::: Material provided

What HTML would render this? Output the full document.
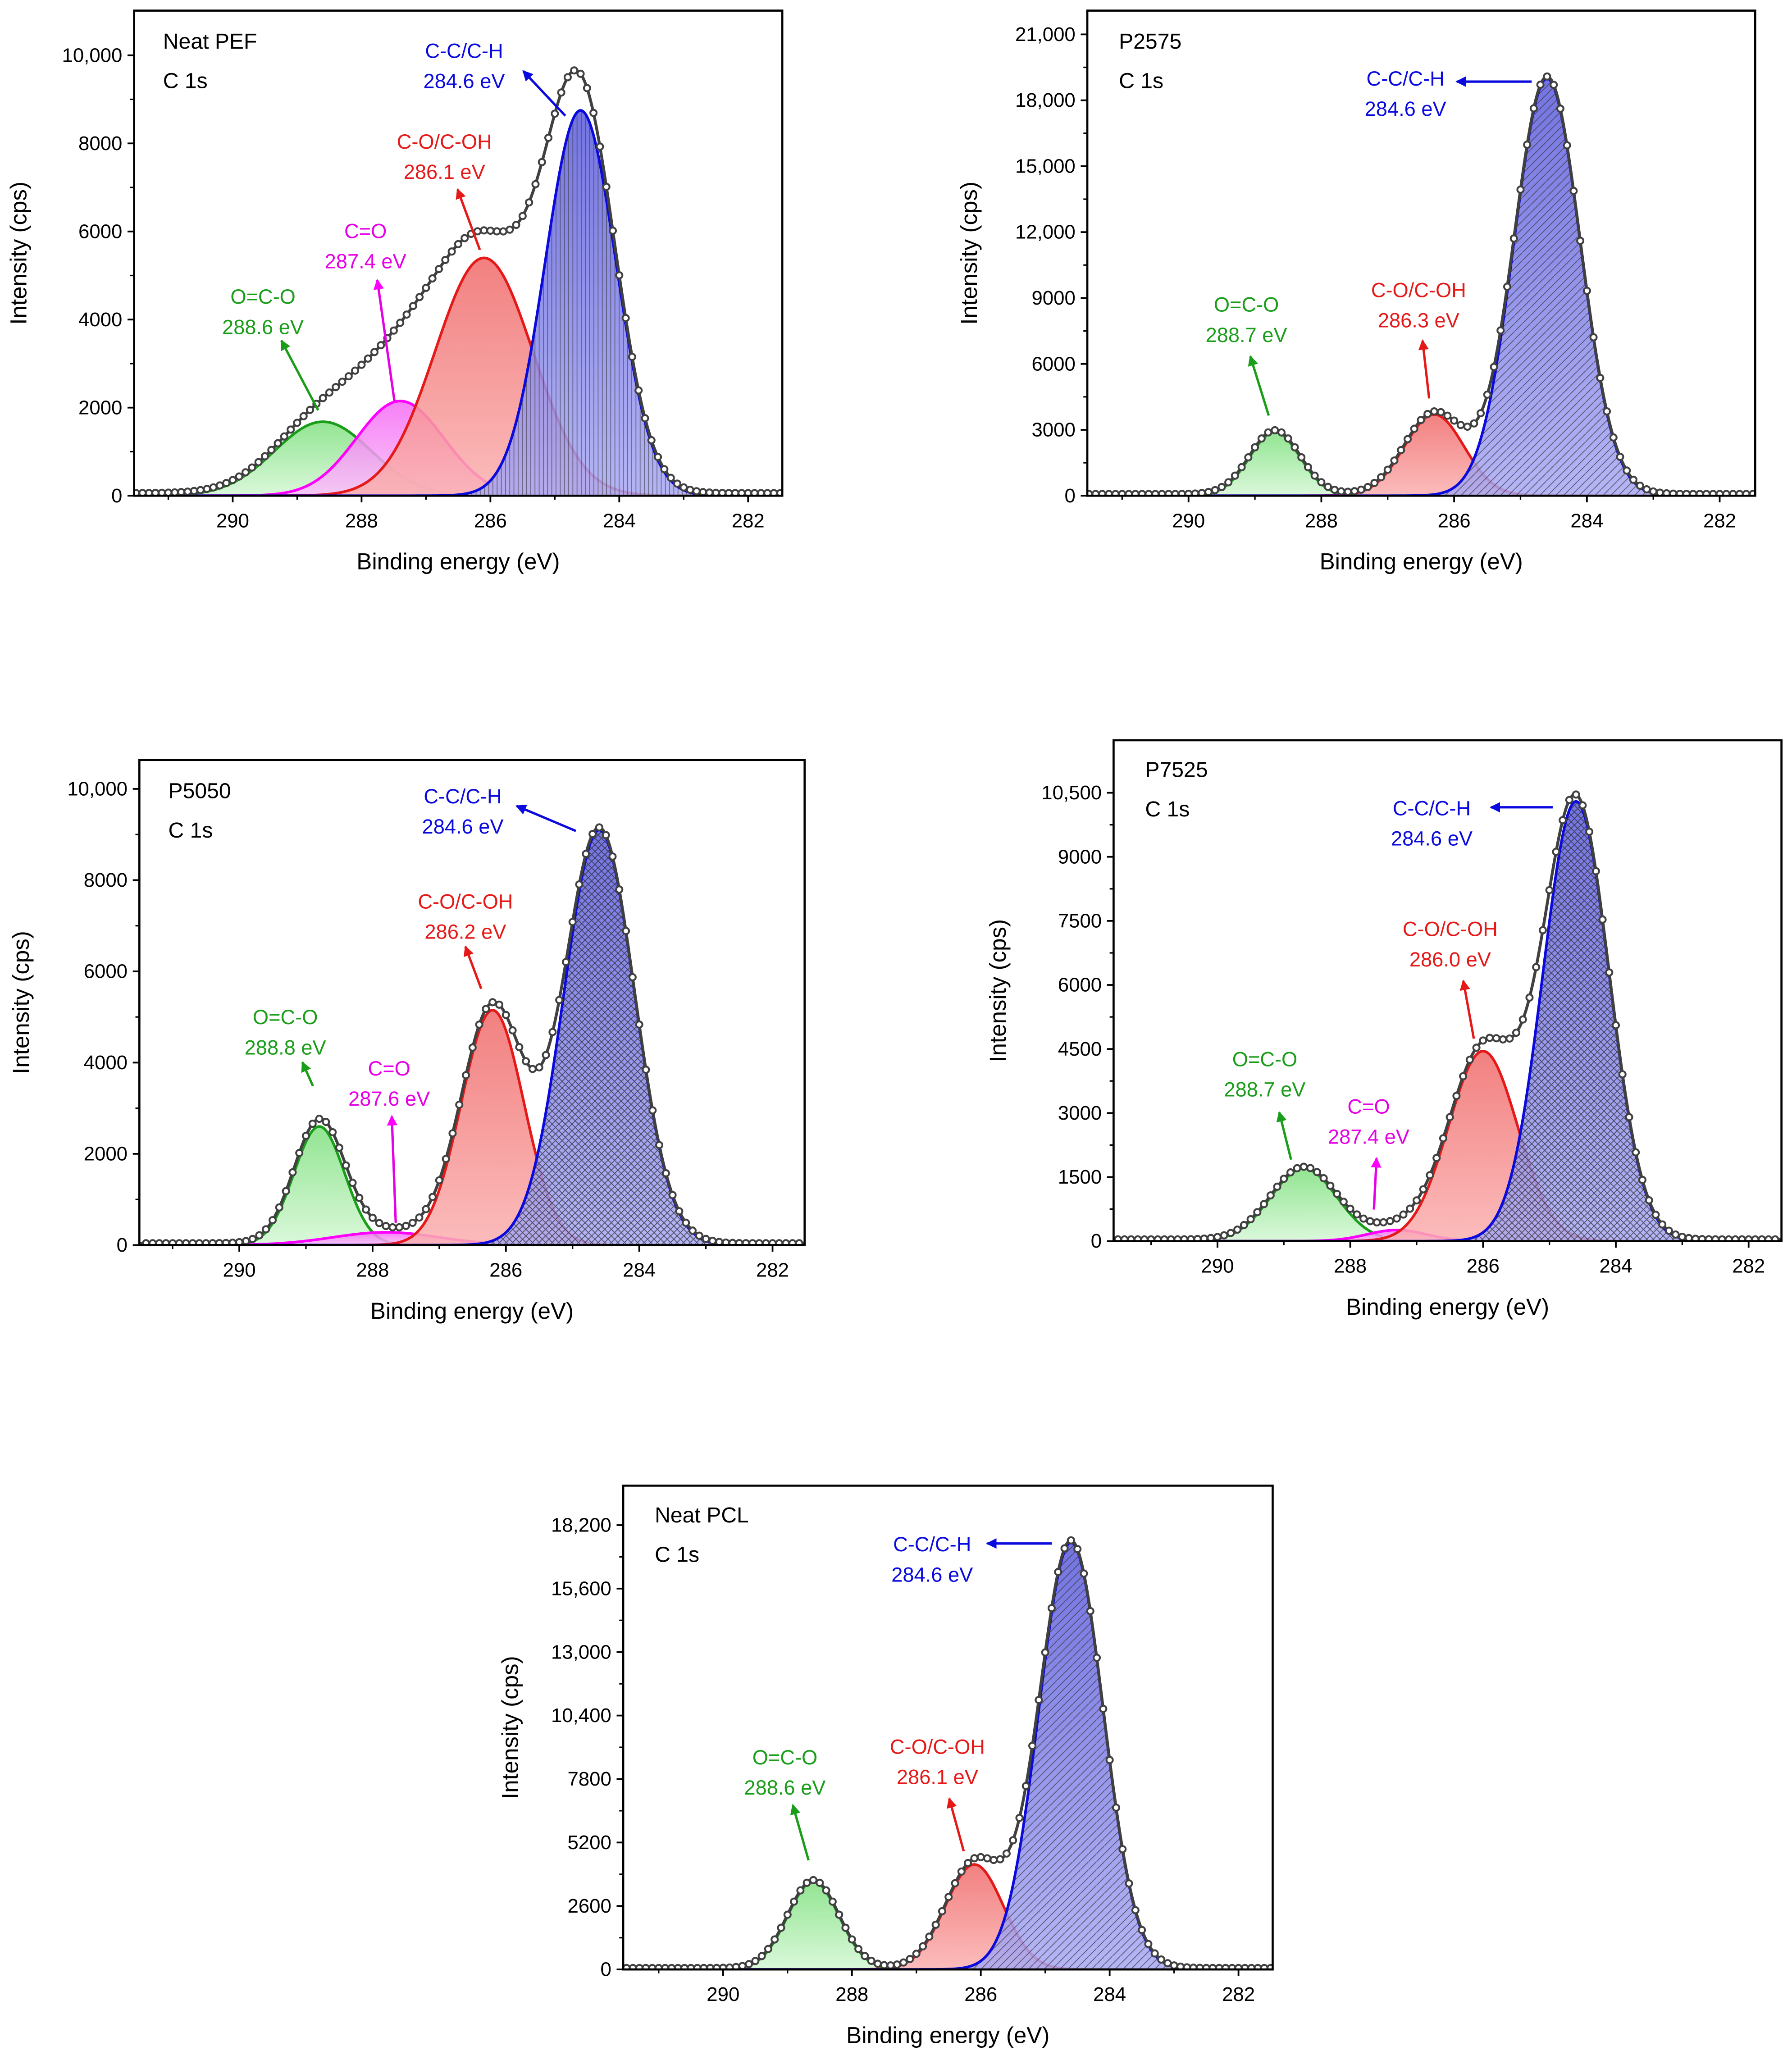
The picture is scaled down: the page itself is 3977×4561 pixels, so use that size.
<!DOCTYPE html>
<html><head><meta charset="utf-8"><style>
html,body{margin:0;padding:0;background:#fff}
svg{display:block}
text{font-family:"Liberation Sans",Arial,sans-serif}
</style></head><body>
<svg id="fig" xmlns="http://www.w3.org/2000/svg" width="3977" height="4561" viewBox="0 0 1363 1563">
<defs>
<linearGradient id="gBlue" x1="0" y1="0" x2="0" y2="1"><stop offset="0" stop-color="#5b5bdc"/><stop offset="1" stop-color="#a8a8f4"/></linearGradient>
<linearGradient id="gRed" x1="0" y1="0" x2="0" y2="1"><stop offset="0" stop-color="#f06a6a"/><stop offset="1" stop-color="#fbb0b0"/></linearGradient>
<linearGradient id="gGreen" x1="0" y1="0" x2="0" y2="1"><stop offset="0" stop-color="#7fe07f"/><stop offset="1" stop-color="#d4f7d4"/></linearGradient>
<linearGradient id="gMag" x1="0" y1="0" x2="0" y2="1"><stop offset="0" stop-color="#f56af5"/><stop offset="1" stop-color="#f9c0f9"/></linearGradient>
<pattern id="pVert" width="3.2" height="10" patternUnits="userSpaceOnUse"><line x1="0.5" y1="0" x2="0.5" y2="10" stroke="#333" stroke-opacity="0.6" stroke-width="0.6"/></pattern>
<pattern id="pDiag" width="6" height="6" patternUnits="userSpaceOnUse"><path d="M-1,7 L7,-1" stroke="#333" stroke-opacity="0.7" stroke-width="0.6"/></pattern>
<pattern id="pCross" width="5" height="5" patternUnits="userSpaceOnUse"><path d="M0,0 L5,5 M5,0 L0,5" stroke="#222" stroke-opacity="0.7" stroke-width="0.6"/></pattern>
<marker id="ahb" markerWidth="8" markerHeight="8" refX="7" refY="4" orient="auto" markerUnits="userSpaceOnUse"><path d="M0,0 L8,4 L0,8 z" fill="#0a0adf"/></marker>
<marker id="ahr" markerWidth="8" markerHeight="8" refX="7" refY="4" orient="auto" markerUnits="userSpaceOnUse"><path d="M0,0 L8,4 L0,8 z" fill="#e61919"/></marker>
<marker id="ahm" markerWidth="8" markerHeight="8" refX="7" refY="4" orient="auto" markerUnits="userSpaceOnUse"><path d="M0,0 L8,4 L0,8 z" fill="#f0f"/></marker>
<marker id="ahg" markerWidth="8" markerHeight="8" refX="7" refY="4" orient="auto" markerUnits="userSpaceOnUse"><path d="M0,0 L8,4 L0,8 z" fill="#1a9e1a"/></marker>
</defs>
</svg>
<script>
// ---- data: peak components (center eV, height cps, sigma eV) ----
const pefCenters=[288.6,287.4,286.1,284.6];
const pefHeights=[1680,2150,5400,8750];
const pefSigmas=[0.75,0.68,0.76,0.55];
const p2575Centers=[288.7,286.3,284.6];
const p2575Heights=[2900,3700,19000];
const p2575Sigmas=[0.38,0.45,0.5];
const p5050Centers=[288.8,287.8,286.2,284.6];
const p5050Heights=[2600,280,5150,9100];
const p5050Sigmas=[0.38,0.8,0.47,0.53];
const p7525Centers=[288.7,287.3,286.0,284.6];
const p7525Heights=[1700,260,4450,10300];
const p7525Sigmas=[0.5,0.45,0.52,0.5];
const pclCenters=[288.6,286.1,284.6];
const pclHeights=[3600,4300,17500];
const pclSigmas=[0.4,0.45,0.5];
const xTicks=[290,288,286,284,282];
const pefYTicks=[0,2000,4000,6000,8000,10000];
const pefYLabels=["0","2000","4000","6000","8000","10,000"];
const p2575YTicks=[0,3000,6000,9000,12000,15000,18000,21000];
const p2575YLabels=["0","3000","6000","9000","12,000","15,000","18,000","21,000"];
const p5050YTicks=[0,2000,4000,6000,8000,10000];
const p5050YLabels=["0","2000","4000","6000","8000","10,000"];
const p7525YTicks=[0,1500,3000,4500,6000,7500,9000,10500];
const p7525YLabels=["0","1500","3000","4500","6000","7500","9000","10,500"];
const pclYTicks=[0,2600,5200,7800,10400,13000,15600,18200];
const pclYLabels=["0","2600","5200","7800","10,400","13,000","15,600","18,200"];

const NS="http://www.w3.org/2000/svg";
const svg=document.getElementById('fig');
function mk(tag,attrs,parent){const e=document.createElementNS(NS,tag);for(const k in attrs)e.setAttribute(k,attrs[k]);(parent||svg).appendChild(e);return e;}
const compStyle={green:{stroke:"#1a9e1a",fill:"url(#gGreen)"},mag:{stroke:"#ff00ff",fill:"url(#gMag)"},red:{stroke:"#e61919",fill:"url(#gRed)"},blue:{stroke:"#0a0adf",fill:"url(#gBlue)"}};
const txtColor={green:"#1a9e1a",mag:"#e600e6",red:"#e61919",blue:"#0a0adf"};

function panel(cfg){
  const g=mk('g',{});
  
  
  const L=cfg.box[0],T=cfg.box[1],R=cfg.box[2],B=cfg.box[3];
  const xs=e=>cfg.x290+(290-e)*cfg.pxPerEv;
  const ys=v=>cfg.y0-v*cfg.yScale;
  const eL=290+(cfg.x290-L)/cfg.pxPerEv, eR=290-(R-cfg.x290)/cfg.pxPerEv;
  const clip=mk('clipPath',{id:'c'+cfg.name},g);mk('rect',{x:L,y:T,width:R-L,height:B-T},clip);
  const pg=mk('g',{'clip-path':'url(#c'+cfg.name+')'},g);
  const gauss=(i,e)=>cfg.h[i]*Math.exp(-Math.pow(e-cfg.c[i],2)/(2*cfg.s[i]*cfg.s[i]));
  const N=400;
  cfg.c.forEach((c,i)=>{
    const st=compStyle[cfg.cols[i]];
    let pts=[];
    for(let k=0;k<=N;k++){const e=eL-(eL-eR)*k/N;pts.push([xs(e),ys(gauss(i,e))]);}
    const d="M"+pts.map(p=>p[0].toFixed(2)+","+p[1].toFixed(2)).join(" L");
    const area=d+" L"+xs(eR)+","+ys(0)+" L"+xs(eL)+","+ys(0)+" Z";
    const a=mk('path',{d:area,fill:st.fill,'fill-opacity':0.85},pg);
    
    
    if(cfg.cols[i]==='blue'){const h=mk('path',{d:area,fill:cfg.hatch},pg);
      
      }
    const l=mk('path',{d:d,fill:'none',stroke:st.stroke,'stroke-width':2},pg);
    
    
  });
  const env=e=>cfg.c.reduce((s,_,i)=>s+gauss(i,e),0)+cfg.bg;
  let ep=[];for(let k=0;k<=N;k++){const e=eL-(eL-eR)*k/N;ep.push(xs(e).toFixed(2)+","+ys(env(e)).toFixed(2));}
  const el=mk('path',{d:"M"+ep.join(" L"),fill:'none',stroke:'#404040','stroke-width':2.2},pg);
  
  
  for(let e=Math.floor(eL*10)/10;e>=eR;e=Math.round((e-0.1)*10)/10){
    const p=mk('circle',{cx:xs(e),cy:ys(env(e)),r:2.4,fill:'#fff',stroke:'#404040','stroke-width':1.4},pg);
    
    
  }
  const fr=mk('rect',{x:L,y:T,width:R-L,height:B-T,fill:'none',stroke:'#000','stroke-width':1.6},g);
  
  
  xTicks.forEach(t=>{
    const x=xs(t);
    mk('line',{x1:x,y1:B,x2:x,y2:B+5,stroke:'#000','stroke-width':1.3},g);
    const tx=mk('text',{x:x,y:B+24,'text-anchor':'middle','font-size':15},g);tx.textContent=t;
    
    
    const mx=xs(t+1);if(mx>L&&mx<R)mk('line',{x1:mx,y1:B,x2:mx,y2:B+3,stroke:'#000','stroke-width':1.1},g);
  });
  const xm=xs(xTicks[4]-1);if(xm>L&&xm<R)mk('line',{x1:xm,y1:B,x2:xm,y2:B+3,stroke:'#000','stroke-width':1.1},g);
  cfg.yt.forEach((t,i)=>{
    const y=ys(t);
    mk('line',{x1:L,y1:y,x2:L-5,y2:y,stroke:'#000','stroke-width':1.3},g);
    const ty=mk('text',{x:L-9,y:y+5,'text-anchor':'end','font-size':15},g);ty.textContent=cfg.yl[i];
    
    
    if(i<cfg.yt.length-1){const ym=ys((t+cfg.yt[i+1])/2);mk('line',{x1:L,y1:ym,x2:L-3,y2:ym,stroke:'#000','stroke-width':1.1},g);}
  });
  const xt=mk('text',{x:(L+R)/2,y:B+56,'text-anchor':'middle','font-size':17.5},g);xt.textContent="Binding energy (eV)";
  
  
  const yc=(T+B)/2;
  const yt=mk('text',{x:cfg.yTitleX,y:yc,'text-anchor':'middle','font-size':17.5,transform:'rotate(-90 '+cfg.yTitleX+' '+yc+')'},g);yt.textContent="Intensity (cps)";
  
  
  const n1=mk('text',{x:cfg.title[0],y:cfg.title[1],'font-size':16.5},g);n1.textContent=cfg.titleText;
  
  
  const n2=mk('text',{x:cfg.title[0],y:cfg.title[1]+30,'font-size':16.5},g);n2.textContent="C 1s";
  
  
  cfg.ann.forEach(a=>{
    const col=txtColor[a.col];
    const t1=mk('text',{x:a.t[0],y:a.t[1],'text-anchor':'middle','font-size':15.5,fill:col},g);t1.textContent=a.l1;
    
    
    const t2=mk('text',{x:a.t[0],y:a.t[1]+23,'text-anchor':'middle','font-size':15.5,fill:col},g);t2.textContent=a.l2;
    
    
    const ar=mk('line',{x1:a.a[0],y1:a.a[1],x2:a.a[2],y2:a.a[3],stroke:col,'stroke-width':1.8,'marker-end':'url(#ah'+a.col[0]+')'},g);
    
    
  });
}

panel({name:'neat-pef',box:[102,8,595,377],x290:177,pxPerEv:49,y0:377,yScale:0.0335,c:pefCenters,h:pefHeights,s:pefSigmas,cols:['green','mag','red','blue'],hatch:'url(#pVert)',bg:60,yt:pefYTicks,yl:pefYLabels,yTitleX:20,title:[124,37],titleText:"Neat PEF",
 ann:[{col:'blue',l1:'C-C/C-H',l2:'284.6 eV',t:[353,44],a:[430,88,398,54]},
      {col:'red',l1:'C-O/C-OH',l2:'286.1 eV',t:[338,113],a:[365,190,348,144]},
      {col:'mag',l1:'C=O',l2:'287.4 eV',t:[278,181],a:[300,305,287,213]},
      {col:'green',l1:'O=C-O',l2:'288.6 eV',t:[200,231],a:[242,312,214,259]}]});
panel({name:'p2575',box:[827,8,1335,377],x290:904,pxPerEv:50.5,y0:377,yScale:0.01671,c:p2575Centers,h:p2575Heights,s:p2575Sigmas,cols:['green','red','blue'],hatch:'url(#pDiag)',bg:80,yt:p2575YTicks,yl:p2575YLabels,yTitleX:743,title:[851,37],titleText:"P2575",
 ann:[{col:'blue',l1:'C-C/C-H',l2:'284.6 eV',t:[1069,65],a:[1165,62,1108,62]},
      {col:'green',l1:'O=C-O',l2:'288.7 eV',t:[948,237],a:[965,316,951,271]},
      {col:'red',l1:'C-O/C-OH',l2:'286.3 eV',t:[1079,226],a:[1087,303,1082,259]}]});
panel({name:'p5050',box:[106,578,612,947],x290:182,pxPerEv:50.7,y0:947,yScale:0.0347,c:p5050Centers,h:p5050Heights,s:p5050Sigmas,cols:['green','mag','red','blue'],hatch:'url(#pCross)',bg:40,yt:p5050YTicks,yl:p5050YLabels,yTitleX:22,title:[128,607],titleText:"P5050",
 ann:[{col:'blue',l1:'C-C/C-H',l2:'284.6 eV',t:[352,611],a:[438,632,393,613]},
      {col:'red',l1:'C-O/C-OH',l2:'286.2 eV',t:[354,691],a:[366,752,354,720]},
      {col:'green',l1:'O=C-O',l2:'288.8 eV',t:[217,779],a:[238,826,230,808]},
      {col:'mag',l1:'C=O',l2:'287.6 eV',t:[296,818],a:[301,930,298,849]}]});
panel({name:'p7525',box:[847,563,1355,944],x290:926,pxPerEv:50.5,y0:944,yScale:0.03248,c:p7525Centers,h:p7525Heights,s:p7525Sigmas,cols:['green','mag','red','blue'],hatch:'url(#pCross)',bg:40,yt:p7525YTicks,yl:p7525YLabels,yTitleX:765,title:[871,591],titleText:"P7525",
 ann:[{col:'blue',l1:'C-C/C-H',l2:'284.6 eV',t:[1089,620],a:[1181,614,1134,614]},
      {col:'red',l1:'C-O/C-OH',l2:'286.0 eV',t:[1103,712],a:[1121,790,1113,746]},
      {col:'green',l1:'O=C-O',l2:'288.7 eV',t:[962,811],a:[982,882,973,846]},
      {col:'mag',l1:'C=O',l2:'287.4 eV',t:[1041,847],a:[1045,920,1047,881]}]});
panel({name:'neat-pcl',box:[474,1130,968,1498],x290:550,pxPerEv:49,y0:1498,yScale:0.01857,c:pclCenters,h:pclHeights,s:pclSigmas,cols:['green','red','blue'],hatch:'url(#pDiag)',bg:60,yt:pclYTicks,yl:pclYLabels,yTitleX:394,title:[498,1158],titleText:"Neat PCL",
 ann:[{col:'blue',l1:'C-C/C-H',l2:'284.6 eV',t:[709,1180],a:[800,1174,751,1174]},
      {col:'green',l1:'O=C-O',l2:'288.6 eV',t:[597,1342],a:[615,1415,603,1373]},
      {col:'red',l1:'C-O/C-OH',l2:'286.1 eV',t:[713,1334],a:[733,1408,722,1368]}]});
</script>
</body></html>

::::::

### What you will do
Read the lines above. Gather those in which the string "document" is found.

### Complete answer
What HTML would render this? Output the full document.
const svg=document.getElementById('fig');
function mk(tag,attrs,parent){const e=document.createElementNS(NS,tag);for(const k in attrs)e.setAttribute(k,attrs[k]);(parent||svg).appendChild(e);return e;}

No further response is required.